A concept in an alternative explanation of
quantum mechanics. It was first put forward by Prince
Louis de Broglie, under what name I don't know, in the early years of the theory, but withdrawn after
Pauli pointed out that it had to involve weird
non-local effects.
David Bohm proposed it again in 1952, as a result of working on the Einstein-Podolsky-Rosen paradox. He was willing to accept non-locality, and built up a new theory of QM on the idea that a particle was indeed a classical particle, with a determinate position and velocity, evolving in a deterministic way: that is, he said the Heisenberg uncertainty principle was not fundamental but merely a consequence of our ignorance of certain hidden variables. The hidden part, responsible for the quantum (non-classical) effects, is carried by the pilot wave that accompanies each particle. Bohm called what it carried the quantum potential.

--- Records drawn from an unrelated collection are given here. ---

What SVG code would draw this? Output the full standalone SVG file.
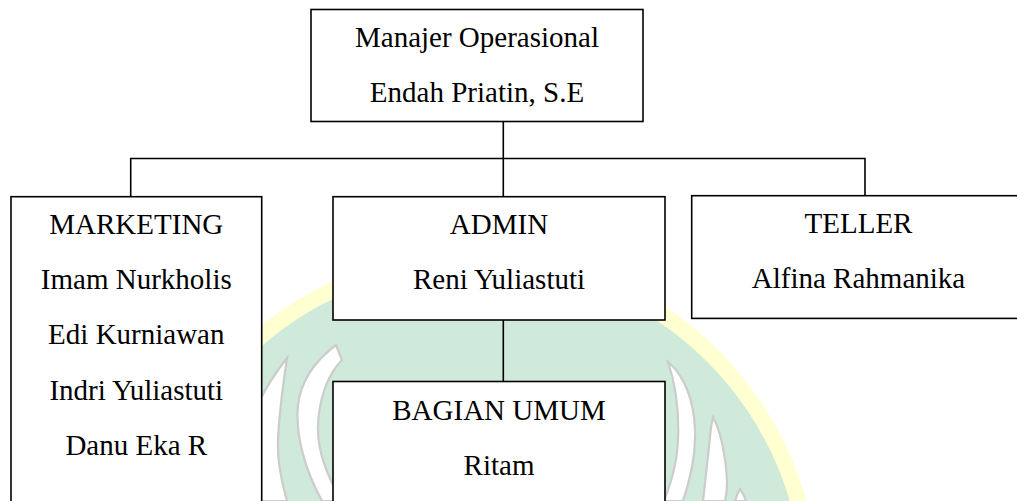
<svg xmlns="http://www.w3.org/2000/svg" width="1017" height="501" viewBox="0 0 1017 501">
<style>
  .box { fill: #ffffff; stroke: #000000; stroke-width: 1.6; }
  .conn { fill: none; stroke: #000000; stroke-width: 1.6; }
  .t { font-family: "Liberation Serif", "Times New Roman", serif; font-size: 29px; fill: #000000; text-anchor: middle; }
  .leaf { fill: #ffffff; stroke: #cccccc; stroke-width: 2.2; }
</style>
<rect x="0" y="0" width="1017" height="501" fill="#ffffff"/>
<g id="watermark">
  <circle cx="476" cy="593" r="343" fill="#ffffd2"/>
  <circle cx="476" cy="593" r="327" fill="#cfeadb"/>
  <path class="leaf" d="M668,362 C684,375 694,400 695,430 C696,455 690,480 683,501 L664,501 C670,485 677,465 678,440 C679,415 676,385 668,362 Z"/>
  <path class="leaf" d="M713,417 C720,430 726,455 727,480 C727,490 726,497 725,501 L703,501 C705,485 707,465 709,447 C710,435 711,425 713,417 Z"/>
  <path class="leaf" d="M740,489 C743,493 745,497 746,501 L735,501 C736,497 738,493 740,489 Z"/>
  <path class="leaf" d="M287,358 C276,372 266,388 260,400 L260,501 L287,501 C281,480 277,460 278,440 C279,415 283,385 287,358 Z"/>
  <path class="leaf" d="M336,345 C316,360 301,380 298,405 C295,435 305,470 322,501 L342,501 C326,475 317,450 318,425 C319,400 327,375 342,360 Z"/>
</g>
<g id="connectors">
  <path class="conn" d="M503.3,121.5 V196.7"/>
  <path class="conn" d="M130.7,196.7 V158.5 H865 V195.7"/>
  <path class="conn" d="M503.3,320 V381.5"/>
</g>
<g id="manajer">
  <rect class="box" x="311" y="9.5" width="332" height="112"/>
  <text class="t" x="477" y="47">Manajer Operasional</text>
  <text class="t" x="477" y="102">Endah Priatin, S.E</text>
</g>
<g id="marketing">
  <rect class="box" x="11" y="196.7" width="250.7" height="330"/>
  <text class="t" x="136.3" y="233.5">MARKETING</text>
  <text class="t" x="136.3" y="288.5">Imam Nurkholis</text>
  <text class="t" x="136.3" y="344">Edi Kurniawan</text>
  <text class="t" x="136.3" y="399.5">Indri Yuliastuti</text>
  <text class="t" x="136.3" y="455">Danu Eka R</text>
</g>
<g id="admin">
  <rect class="box" x="333" y="196.7" width="332" height="123.3"/>
  <text class="t" x="499" y="234">ADMIN</text>
  <text class="t" x="499" y="289.3">Reni Yuliastuti</text>
</g>
<g id="bagian-umum">
  <rect class="box" x="333" y="381.5" width="332" height="150"/>
  <text class="t" x="499" y="419.5">BAGIAN UMUM</text>
  <text class="t" x="499" y="475">Ritam</text>
</g>
<g id="teller">
  <rect class="box" x="691.7" y="195.7" width="334" height="122.7"/>
  <text class="t" x="858.5" y="233.3">TELLER</text>
  <text class="t" x="858.5" y="288.3">Alfina Rahmanika</text>
</g>
</svg>
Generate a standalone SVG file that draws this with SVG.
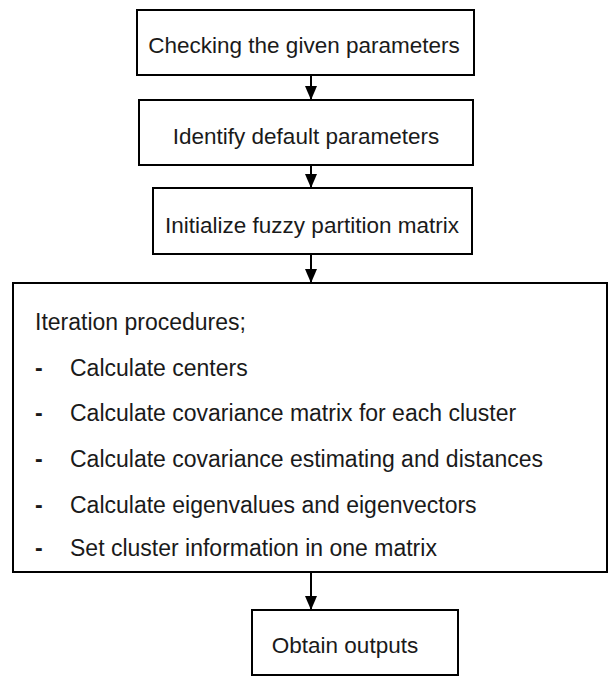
<svg xmlns="http://www.w3.org/2000/svg" width="616" height="697" viewBox="0 0 616 697">
<defs>
<marker id="ah" markerWidth="14" markerHeight="12" refX="14" refY="6" orient="auto" markerUnits="userSpaceOnUse" viewBox="0 0 14 12">
<path d="M0,0 L14,6 L0,12 Z" fill="#000"/>
</marker>
</defs>
<style>
.box{fill:#fff;stroke:#000;stroke-width:2}
.t{font-family:"Liberation Sans",Arial,sans-serif;font-size:22.5px;fill:#1a1a1a}
.b{font-size:23px}
.d{font-weight:bold}
.c{text-anchor:middle}
.conn{stroke:#000;stroke-width:2;fill:none}
</style>
<rect width="616" height="697" fill="#fff"/>
<g id="connectors">
<line class="conn" x1="311" y1="75" x2="311" y2="100" marker-end="url(#ah)"/>
<line class="conn" x1="311" y1="165" x2="311" y2="188" marker-end="url(#ah)"/>
<line class="conn" x1="311" y1="254" x2="311" y2="283" marker-end="url(#ah)"/>
<line class="conn" x1="311" y1="572" x2="311" y2="610" marker-end="url(#ah)"/>
</g>
<g id="n1">
<rect class="box" x="137" y="10" width="337" height="65"/>
<text class="t c" x="304" y="53">Checking the given parameters</text>
</g>
<g id="n2">
<rect class="box" x="139" y="100" width="334" height="65"/>
<text class="t c" x="306" y="144">Identify default parameters</text>
</g>
<g id="n3">
<rect class="box" x="153" y="188" width="319" height="66"/>
<text class="t c" x="312" y="233">Initialize fuzzy partition matrix</text>
</g>
<g id="n4">
<rect class="box" x="13" y="283" width="594" height="289"/>
<text class="t b" x="35" y="330">Iteration procedures;</text>
<text class="t b d" x="35" y="376">-</text><text class="t b" x="70" y="376">Calculate centers</text>
<text class="t b d" x="35" y="421">-</text><text class="t b" x="70" y="421">Calculate covariance matrix for each cluster</text>
<text class="t b d" x="35" y="467">-</text><text class="t b" x="70" y="467">Calculate covariance estimating and distances</text>
<text class="t b d" x="35" y="513">-</text><text class="t b" x="70" y="513">Calculate eigenvalues and eigenvectors</text>
<text class="t b d" x="35" y="556">-</text><text class="t b" x="70" y="556">Set cluster information in one matrix</text>
</g>
<g id="n5">
<rect class="box" x="252" y="610" width="206" height="65"/>
<text class="t c" x="345" y="653">Obtain outputs</text>
</g>
</svg>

This traverses the universe non-locally, i.e. in effect acts simultaneously everywhere, and interacts with all other particles' pilot waves, guiding the particle as thought guides a dancer (as he once put it), and producing the quantum effects we observe. Its ability to influence does not diminish with distance, because it does not operate in the ordinary dimensionality of spacetime: rather it brings the whole universe together in what Bohm called the implicate order. He believed it was akin to mind.
Few scientists believe in Bohm's theory, and as physics the pilot wave is quite as complicated and counter-intuitive as anything it is meant to account for.